------ Supplied material ------

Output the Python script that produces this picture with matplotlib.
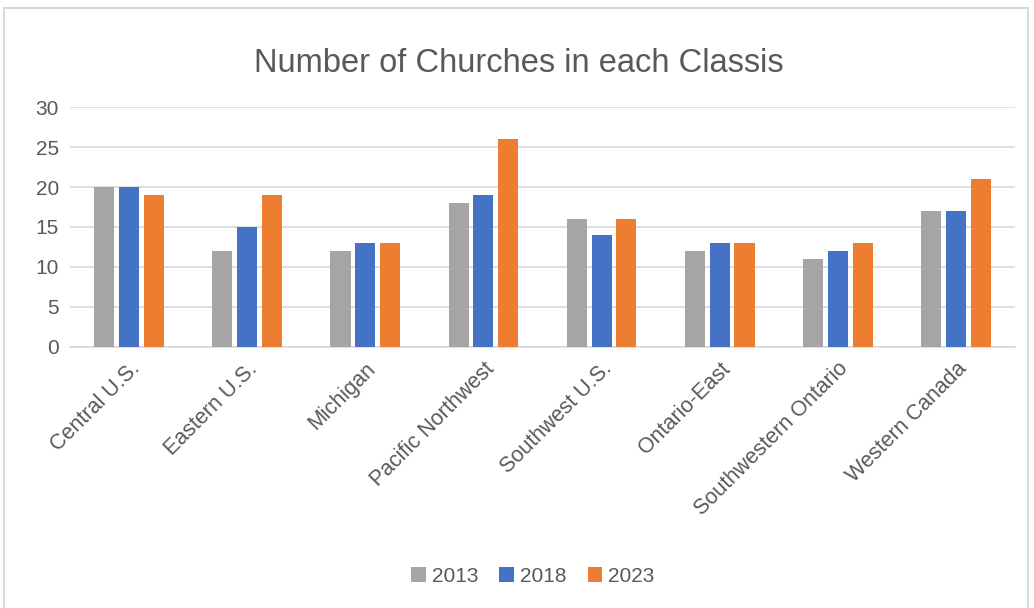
import matplotlib.pyplot as plt
import numpy as np
from matplotlib.patches import Rectangle

# number of churches per classis
classes = ['Central U.S.', 'Eastern U.S.', 'Michigan', 'Pacific Northwest',
           'Southwest U.S.', 'Ontario-East', 'Southwestern Ontario', 'Western Canada']
years = ['2013', '2018', '2023']
c2013 = [20, 12, 12, 18, 16, 12, 11, 17]
c2018 = [20, 15, 13, 19, 14, 13, 12, 17]
c2023 = [19, 19, 13, 26, 16, 13, 13, 21]
colors = ['#A5A5A5', '#4472C4', '#ED7D31']

txt = '#595959'
plt.rcParams['font.family'] = ['Liberation Sans', 'DejaVu Sans']

fig = plt.figure(figsize=(10.34, 6.08), dpi=100)
ax = fig.add_axes([0.0677, 0.4293, 0.9139, 0.3947])

# chart border like excel
fig.patches.append(Rectangle((0.004, -0.01), 0.99, 0.997, transform=fig.transFigure,
                             fill=False, edgecolor='#D9D9D9', linewidth=1.5))

x = np.arange(len(classes))
w = 0.17
step = 0.21
for i, vals in enumerate([c2013, c2018, c2023]):
    ax.bar(x + (i - 1) * step, vals, width=w, color=colors[i], label=years[i], zorder=3)

ax.set_xlim(-0.5, len(classes) - 0.5)
ax.set_ylim(0, 30)
ax.set_yticks(range(0, 31, 5))
ax.yaxis.grid(True, color='#D9D9D9', linewidth=1.2, zorder=0)
for s in ['top', 'right', 'left']:
    ax.spines[s].set_visible(False)
ax.spines['bottom'].set_color('#D9D9D9')
ax.spines['bottom'].set_linewidth(1.2)
ax.tick_params(axis='y', length=0, colors=txt, labelsize=15, pad=8)
ax.tick_params(axis='x', length=0, colors=txt, labelsize=15.5, pad=8)
ax.set_xticks(x)
ax.set_xticklabels(classes, rotation=45, ha='right', rotation_mode='anchor')

fig.text(0.502, 0.895, 'Number of Churches in each Classis', ha='center', va='center',
         fontsize=23.5, color=txt)

ax.legend(loc='center', bbox_to_anchor=(0.49, -0.955), ncol=3, frameon=False,
          fontsize=15, labelcolor=txt, handlelength=0.7, handleheight=0.7,
          handletextpad=0.3, columnspacing=1.0)

fig.savefig('out.png', dpi=100)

------

_Task goal_. With all pictures left out, please transcribe exactly the lines from the start of the material through the line with "from matplotlib.patches import Rectangle".

_Result below_.
Output the Python script that produces this picture with matplotlib.
import matplotlib.pyplot as plt
import numpy as np
from matplotlib.patches import Rectangle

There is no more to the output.